Facility Engineering Services, PA is a design specialist providing quality and cost effective consulting engineering and related professional services to owners, manufacturers, and contractors with a focus on industrial processing facilities for the Biofuels, Food Process, Bulk Storage, and Agricultural Processing Industries. As part of our comprehensive services, we offer a complete range of planning, plant layout, structural, and buildings system engineering along with process and mechanical engineering for our clients.
We pride ourselves on our ability to understand our client’s needs. Many of our team members have worked in the industries that they now serve. Our service begins with an understanding of the needs of the client and the process they perform at their facility. Once we understand your needs, we work to develop a solution that fits your needs.
The difference between Facility Engineering Services, PA and other engineering firms is that we take a comprehensive approach to our engineering designs to better serve our clients. The “comprehensive” approach involves integrating traditional engineering disciplines to focus on how the facility and/or process works as a whole. We believe that by utilizing this approach that we can achieve better results for our clients. Our interactive process and overall teaming approach includes all parties involved in project development.

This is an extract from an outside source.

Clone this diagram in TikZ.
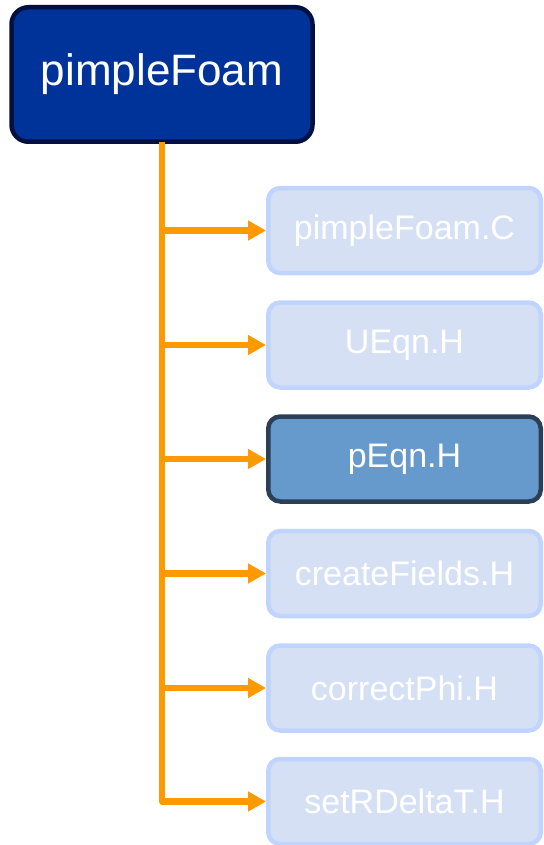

Comprehensive Engineering Advantage
Today’s bioprocessing, biofuels and food facilities are complex entities requiring a new integrated approach to engineering design. As technology improves, the importance of facility and processes integration will grow. Infrastructure for growth, storage, handling and processing of agricultural commodities is comprised of many complex systems including: unique facilities for growth of plants and animals, equipment for loading and unloading from truck, rail, and ship; storage structures of all types and sizes; sophisticated handling and processing equipment; and special facilities for housing/protection of this equipment. These systems must be designed, built and operated by engineers who are familiar with the unique codes, regulations and design specifications applicable to agri-industrial facilities. For example, in addition to the safety and building codes to which all industries must abide, agricultural and agri-industries in the United States are subject to numerous USDA and FDA regulations under Titles 9 and 21 of the Code of Federal Regulations. These regulations help ensure a safe food supply through control of indoor air quality, sanitation practices, waste management and bio-security
For many commercial and industrial facilities, the physical plant (i.e., buildings and their mechanical systems) can be designed and built without knowledge of the manufacturing process/business that will operate within the facility. This is seldom true with an agricultural or agri-industrial facility. In virtually all cases, the building shell(s) and associated HVAC systems are just as integral to the processing system as the processing equipment. This is illustrated with the following points.
HVAC equipment (e.g., boilers, chillers, air handlers, refrigeration) capacity must generally be increased significantly to handle demands of agri-industrial processing equipment.
Processing equipment sanitation and maintenance requirements dictate how the entire facility is plumbed, floors are sloped and finished, equipment is structurally supported, ceilings and walls are constructed and finished, lighting is provided, etc.
Some agricultural commodities can be quite combustible, and storage and handling of combustible hazards dictate facility layout, fire resistive ratings of materials, building egress locations, fire extinguishing and suppression system design.
Physical properties and quantities of raw materials, materials in-process, and processed materials dictate the structural design of the numerous silos, bins, tanks, etc. associated with the typical agri-industrial facility.
Design of agricultural commodities storage is frequently dictated by special atmospheric storage requirements (e.g., temperature, humidity, CO2, etc.) as all organic substances are subject to degradation by organisms both large and small.
The myriad of materials handling equipment determine the size and location of openings, as well as how the facility is structurally framed to handle loads imposed by the handling equipment.
Size and shape of large processing equipment dictates building shell geometry as well as how the shell of the building is framed for equipment access, removal and/or replacement.
The tight integration of physical plant design with processing equipment/system design significantly affects working relationships between various design engineers and their companies. This integration will result in more economical and efficient facilities. This is truly a systems style agricultural engineering approach.
In the future, facilities will become even larger and more complex. These facilities will also be able to process multiple feedstock streams into the most sustainable and economical outputs. For example, a food processing plant will not only make food, but consumer and energy products based on quality, quantity, and need. This increased complexity and interaction will require engineers with a unique understanding of all aspects of facility design, planning and operation. This will truly require an agricultural engineering systems style approach.